WHAT YOU NEED TO DO: Copy each line with the word "that" in it.
------
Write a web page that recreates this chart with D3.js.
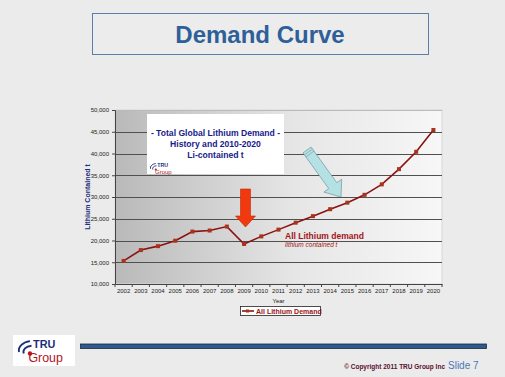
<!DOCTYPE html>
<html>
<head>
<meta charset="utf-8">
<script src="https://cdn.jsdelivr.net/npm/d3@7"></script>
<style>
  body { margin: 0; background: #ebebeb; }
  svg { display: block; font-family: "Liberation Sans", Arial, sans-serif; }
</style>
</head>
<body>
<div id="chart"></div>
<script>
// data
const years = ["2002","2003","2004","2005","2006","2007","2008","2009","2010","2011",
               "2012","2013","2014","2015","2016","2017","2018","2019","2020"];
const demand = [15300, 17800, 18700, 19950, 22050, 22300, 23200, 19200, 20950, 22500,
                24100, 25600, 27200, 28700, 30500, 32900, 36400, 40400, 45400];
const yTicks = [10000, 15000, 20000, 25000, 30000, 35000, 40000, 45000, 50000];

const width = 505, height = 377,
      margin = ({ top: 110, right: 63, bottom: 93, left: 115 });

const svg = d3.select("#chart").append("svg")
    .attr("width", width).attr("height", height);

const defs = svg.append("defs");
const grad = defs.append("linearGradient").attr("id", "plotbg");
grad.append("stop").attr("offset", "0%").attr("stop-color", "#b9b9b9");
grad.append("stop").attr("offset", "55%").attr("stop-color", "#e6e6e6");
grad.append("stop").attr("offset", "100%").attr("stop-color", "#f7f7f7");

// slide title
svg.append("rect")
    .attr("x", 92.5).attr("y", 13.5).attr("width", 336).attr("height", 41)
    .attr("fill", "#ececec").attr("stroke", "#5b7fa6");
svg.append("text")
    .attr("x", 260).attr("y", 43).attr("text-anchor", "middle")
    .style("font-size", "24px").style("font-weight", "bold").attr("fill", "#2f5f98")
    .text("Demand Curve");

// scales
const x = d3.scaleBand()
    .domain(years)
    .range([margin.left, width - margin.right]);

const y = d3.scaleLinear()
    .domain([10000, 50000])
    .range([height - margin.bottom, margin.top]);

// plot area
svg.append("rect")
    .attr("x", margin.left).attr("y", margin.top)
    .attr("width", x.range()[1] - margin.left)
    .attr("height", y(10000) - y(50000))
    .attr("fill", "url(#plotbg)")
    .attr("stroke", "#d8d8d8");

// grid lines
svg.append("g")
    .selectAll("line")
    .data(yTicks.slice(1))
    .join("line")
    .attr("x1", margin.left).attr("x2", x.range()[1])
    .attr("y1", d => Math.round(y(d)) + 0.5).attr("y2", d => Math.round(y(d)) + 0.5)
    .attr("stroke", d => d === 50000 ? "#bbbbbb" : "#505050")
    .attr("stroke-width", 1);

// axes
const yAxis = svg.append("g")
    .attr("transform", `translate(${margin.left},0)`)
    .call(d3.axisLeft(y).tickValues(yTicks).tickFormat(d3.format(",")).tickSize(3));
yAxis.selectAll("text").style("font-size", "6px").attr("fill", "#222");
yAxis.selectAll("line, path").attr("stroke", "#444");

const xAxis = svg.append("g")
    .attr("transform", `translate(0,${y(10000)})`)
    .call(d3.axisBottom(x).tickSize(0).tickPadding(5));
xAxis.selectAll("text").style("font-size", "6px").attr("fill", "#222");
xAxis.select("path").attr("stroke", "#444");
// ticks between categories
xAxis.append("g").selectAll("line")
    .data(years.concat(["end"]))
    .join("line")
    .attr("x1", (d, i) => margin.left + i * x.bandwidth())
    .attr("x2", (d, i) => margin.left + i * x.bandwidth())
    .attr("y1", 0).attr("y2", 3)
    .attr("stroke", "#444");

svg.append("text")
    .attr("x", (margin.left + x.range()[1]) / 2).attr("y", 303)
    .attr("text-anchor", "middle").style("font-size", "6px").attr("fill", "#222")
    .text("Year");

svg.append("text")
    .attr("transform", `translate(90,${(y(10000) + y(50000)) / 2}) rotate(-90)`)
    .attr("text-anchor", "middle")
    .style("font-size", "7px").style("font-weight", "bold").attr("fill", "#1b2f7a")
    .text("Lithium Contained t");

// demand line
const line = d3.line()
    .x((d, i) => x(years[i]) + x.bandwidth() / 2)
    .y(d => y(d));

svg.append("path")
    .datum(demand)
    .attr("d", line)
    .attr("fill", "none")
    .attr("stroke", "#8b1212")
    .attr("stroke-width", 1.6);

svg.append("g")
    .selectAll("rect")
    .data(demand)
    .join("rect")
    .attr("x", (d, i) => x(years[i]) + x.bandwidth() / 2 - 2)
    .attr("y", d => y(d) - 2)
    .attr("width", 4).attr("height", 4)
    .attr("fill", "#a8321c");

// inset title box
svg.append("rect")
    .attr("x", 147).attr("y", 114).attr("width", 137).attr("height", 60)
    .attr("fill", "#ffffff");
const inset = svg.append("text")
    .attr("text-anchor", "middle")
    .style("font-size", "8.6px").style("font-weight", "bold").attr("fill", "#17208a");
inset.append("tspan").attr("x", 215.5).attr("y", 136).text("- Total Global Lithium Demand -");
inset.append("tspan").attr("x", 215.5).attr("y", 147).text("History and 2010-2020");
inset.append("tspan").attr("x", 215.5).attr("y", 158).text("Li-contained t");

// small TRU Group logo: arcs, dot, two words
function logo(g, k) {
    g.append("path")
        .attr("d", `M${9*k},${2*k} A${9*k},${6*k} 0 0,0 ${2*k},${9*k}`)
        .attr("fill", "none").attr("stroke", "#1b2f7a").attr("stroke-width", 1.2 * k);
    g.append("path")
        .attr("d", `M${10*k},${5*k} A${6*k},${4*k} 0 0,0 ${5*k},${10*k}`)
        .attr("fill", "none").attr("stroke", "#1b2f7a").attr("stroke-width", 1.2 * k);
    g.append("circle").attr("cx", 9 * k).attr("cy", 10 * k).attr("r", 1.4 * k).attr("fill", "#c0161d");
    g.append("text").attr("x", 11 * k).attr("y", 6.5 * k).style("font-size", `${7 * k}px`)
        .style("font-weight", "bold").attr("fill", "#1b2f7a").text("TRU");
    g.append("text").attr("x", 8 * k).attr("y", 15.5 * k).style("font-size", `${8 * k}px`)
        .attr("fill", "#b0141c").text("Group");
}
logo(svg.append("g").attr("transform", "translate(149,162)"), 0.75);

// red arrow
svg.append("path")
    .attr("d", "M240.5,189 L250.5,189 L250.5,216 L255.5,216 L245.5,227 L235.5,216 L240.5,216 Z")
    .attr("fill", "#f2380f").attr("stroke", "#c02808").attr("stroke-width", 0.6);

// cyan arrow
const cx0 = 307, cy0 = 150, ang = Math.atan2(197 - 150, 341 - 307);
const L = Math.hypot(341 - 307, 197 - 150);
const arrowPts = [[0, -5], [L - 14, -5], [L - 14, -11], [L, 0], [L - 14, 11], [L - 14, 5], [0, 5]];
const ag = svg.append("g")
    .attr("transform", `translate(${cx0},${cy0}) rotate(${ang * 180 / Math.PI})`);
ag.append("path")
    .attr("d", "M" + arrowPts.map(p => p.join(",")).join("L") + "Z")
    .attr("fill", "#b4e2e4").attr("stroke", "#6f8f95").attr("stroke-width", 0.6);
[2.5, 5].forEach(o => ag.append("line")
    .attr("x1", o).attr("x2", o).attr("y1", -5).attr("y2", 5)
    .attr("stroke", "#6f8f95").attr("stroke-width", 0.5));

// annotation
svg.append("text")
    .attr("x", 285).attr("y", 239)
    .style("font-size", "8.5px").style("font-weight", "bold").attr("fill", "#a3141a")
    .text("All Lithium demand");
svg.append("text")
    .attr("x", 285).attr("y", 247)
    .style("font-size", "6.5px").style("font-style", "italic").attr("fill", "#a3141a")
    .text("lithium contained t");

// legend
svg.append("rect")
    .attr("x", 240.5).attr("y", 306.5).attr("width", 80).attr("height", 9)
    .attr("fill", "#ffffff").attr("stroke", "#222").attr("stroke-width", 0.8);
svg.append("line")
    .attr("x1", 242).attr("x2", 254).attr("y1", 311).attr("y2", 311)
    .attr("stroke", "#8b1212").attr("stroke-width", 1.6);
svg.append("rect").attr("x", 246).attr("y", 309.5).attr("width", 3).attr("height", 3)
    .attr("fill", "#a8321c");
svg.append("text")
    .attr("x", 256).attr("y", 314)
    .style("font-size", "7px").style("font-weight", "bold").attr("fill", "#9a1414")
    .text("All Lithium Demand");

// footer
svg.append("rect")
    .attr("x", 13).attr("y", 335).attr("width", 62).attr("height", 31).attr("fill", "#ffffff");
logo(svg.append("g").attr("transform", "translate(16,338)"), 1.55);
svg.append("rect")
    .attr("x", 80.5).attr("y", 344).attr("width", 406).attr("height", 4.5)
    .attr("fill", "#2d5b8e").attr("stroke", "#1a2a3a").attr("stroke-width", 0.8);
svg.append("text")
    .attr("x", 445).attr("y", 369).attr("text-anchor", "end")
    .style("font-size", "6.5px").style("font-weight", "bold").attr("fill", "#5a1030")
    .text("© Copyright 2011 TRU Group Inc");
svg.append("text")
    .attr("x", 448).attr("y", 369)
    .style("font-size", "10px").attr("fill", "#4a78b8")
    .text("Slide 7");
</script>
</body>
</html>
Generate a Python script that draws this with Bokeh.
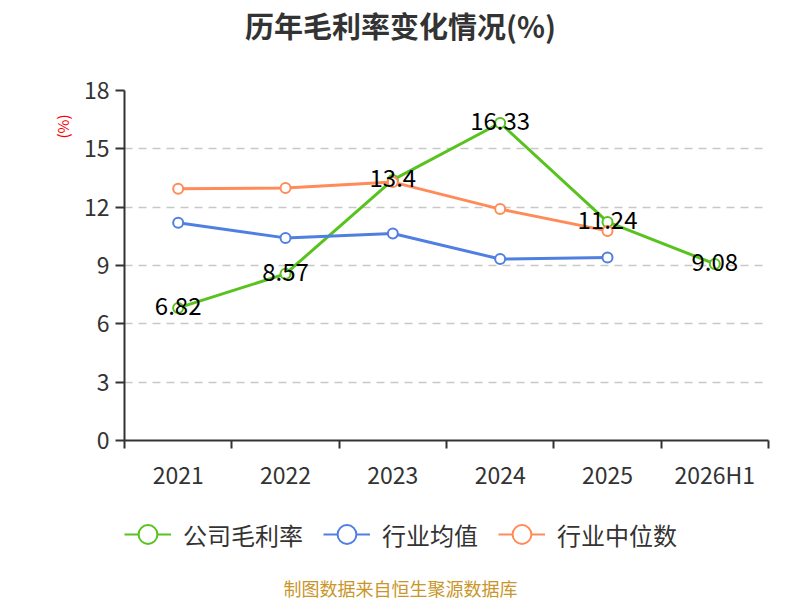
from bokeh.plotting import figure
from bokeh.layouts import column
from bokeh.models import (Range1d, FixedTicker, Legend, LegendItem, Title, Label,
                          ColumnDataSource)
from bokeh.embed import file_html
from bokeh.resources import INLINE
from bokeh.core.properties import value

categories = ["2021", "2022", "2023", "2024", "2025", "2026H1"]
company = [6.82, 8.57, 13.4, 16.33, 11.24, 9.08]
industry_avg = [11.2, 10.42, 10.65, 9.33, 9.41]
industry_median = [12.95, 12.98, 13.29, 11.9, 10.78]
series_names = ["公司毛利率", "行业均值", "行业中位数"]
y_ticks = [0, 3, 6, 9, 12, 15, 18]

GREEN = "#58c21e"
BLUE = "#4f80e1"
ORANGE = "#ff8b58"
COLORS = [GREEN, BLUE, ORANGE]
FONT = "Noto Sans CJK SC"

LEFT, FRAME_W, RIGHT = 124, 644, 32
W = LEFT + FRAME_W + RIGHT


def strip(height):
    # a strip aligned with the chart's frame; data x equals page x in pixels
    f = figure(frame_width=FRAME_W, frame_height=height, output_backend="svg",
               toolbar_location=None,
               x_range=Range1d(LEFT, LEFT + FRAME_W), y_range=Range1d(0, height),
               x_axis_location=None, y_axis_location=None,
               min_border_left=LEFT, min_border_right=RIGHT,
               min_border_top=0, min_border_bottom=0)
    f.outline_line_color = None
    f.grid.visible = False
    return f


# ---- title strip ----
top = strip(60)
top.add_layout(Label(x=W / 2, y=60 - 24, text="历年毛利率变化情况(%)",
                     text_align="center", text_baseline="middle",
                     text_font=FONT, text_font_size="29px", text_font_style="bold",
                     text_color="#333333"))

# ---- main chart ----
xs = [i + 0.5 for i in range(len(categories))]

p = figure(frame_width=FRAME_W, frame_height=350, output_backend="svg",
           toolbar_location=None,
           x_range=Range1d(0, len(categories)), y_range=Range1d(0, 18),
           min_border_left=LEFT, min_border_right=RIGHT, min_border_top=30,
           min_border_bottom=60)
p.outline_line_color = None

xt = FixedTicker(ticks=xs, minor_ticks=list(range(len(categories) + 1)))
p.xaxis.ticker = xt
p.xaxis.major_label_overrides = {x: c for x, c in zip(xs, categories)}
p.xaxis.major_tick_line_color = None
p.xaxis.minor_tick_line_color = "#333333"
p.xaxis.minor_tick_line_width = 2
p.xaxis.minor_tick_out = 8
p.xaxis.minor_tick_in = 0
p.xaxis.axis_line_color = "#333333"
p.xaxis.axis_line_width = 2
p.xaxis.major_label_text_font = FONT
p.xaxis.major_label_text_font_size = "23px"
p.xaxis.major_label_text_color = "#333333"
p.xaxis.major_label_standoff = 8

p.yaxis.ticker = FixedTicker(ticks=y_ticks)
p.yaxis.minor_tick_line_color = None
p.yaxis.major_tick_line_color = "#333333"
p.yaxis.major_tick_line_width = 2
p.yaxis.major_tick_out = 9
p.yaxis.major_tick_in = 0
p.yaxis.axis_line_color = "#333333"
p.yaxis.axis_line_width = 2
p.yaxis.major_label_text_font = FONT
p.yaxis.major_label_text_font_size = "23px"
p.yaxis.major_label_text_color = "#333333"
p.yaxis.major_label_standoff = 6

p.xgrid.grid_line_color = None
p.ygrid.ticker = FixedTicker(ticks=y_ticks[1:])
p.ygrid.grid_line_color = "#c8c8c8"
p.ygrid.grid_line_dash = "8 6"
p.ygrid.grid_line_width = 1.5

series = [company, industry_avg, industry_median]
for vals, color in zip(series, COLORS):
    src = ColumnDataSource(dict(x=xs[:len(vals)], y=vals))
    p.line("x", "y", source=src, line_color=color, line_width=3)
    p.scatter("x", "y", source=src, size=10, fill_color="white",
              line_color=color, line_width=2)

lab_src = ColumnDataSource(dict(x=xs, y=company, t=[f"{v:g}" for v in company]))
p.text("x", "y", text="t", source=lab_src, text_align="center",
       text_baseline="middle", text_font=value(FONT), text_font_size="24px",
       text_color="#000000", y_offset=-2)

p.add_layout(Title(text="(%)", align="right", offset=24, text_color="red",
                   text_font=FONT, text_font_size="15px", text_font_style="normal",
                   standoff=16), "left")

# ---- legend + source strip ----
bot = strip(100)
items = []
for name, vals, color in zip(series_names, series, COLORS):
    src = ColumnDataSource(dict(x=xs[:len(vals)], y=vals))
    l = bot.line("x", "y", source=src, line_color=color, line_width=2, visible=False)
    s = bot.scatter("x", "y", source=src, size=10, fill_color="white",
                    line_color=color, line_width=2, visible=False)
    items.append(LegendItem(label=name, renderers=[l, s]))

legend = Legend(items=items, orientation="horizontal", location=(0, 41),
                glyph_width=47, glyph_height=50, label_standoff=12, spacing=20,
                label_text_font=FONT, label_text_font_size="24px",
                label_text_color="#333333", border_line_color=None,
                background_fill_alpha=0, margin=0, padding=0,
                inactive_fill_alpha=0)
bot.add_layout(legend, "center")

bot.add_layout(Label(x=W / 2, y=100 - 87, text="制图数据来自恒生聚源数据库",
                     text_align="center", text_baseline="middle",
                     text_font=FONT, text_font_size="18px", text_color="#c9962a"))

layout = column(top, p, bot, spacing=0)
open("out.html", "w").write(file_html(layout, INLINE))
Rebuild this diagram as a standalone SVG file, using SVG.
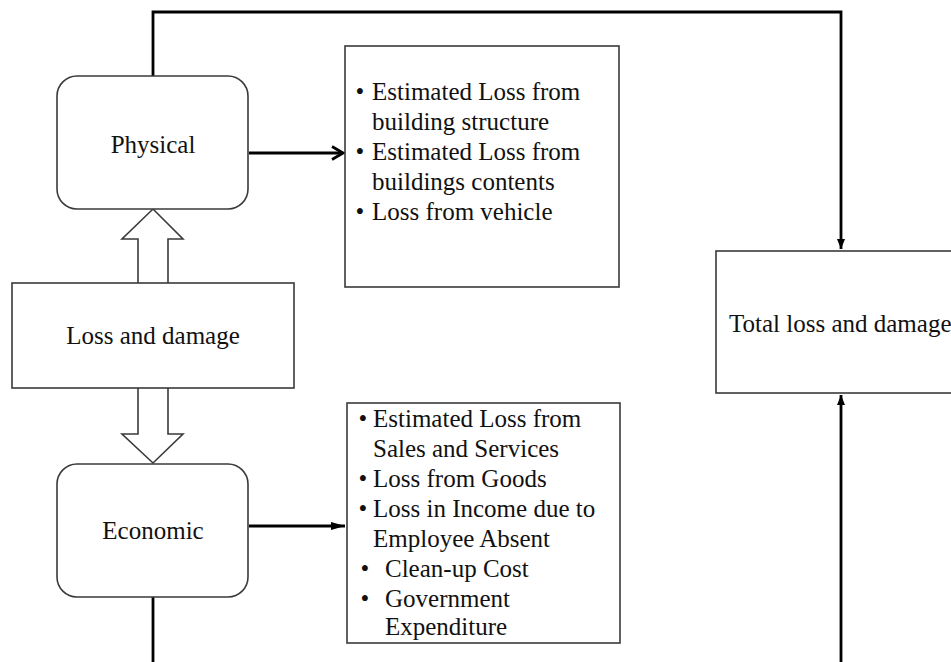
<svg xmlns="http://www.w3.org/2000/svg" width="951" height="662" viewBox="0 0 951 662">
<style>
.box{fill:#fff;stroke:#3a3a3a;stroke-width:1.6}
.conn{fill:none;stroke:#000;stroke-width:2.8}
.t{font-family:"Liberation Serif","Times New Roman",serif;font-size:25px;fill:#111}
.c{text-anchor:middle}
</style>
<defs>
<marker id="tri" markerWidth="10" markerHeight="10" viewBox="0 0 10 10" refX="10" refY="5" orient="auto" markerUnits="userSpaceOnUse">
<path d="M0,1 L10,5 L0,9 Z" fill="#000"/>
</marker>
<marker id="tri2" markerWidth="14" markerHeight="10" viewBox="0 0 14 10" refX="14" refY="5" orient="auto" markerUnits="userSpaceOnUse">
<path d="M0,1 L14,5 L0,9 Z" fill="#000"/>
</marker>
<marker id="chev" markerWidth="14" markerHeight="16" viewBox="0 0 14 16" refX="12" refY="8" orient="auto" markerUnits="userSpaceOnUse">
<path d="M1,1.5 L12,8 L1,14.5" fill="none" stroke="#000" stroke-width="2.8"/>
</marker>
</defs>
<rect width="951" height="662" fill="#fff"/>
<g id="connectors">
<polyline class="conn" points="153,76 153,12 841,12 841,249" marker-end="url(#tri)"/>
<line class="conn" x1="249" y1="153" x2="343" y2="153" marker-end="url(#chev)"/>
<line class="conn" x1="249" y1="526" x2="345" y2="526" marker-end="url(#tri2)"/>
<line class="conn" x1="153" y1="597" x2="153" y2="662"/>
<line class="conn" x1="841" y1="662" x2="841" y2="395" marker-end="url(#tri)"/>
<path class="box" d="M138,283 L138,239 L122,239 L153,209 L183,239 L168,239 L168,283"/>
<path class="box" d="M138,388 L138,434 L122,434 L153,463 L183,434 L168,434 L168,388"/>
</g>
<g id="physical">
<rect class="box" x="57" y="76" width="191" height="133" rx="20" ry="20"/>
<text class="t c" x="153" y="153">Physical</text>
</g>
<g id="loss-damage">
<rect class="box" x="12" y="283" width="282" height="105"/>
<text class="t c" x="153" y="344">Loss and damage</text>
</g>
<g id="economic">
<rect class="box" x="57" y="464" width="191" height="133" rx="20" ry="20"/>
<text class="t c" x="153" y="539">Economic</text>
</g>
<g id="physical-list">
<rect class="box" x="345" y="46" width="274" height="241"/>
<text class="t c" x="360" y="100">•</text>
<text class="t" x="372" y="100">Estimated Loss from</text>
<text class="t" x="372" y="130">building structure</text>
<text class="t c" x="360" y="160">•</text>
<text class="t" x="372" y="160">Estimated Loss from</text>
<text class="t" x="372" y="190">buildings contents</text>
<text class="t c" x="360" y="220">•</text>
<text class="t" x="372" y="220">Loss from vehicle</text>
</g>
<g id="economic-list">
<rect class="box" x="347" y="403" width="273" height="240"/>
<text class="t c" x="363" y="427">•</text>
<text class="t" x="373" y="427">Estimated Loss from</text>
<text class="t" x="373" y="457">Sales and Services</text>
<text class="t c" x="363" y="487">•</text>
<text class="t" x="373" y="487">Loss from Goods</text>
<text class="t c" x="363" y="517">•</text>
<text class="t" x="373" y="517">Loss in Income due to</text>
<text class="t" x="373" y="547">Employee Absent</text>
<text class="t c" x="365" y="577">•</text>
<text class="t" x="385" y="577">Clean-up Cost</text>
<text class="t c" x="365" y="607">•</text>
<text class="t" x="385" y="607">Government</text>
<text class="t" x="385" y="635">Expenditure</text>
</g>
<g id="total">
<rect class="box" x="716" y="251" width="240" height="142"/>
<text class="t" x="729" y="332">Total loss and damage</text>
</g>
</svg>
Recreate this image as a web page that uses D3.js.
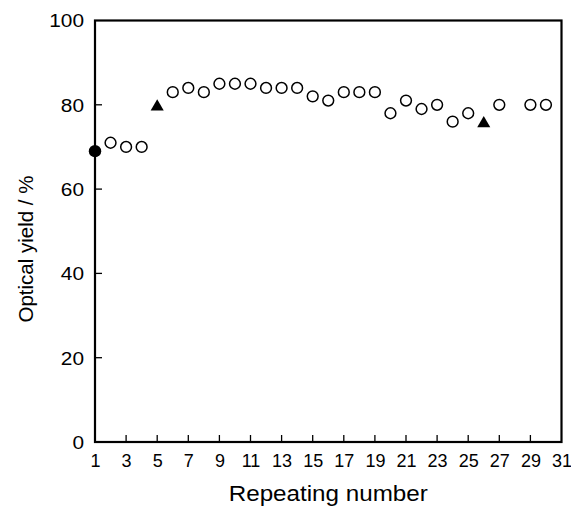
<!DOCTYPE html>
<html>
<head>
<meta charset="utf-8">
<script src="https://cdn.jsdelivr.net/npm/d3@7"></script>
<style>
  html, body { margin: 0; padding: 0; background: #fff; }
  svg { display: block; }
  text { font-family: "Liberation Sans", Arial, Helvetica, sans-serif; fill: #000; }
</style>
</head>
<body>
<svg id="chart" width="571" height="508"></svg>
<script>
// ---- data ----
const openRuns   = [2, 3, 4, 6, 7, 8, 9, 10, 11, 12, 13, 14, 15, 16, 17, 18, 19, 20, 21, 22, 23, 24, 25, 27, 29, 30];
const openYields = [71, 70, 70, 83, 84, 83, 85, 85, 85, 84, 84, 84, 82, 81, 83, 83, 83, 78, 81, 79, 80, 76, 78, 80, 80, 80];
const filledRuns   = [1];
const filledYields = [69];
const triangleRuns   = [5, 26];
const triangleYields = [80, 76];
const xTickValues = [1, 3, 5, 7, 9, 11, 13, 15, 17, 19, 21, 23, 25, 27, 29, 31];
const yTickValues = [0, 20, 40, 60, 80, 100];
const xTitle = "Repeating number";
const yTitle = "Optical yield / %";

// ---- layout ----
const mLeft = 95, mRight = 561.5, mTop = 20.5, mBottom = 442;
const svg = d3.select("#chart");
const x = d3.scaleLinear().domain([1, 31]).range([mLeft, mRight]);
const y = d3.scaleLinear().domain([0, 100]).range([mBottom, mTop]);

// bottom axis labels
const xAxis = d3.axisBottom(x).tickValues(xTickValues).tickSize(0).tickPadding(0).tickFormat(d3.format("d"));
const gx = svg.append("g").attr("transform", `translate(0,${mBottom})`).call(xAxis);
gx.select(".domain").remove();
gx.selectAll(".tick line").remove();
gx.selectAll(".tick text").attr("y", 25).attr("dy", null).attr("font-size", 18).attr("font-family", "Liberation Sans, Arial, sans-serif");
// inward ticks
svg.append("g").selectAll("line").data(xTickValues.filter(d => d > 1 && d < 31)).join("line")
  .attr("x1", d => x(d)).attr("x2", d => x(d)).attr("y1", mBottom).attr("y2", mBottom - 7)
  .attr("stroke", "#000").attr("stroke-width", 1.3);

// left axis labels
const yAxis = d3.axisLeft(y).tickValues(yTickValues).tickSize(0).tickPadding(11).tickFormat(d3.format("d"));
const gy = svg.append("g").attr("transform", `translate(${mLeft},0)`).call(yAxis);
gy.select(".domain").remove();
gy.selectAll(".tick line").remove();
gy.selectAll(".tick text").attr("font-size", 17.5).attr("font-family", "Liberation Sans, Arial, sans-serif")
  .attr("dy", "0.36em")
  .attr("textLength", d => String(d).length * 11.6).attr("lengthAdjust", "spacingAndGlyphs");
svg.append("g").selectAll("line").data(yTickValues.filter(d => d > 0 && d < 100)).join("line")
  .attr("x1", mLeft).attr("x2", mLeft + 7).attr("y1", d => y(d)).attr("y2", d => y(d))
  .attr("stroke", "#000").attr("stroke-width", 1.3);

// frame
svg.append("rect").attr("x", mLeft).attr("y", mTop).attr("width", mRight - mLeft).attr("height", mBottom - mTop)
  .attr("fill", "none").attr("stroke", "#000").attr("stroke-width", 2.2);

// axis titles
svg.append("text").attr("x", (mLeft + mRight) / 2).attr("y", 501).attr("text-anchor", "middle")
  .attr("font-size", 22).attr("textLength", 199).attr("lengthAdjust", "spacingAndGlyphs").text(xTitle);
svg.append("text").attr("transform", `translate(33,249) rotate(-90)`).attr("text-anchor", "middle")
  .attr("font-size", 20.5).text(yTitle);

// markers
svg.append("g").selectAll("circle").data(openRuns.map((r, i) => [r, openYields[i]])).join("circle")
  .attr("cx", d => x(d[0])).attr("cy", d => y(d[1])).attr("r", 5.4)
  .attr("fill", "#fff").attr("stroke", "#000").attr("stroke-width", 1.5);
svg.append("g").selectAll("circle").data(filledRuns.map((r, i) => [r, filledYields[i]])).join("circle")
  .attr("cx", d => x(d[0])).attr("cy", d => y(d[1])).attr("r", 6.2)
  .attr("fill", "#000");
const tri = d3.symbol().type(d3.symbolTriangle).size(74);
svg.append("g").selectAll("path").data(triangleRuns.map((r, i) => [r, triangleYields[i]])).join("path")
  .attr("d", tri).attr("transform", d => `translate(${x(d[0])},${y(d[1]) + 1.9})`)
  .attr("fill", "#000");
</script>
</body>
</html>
------
COMPLETED TASK:
Write a web page that recreates this chart with D3.js.
Generate a Python script that draws this with Bokeh.
Recreate this image as a web page that uses D3.js.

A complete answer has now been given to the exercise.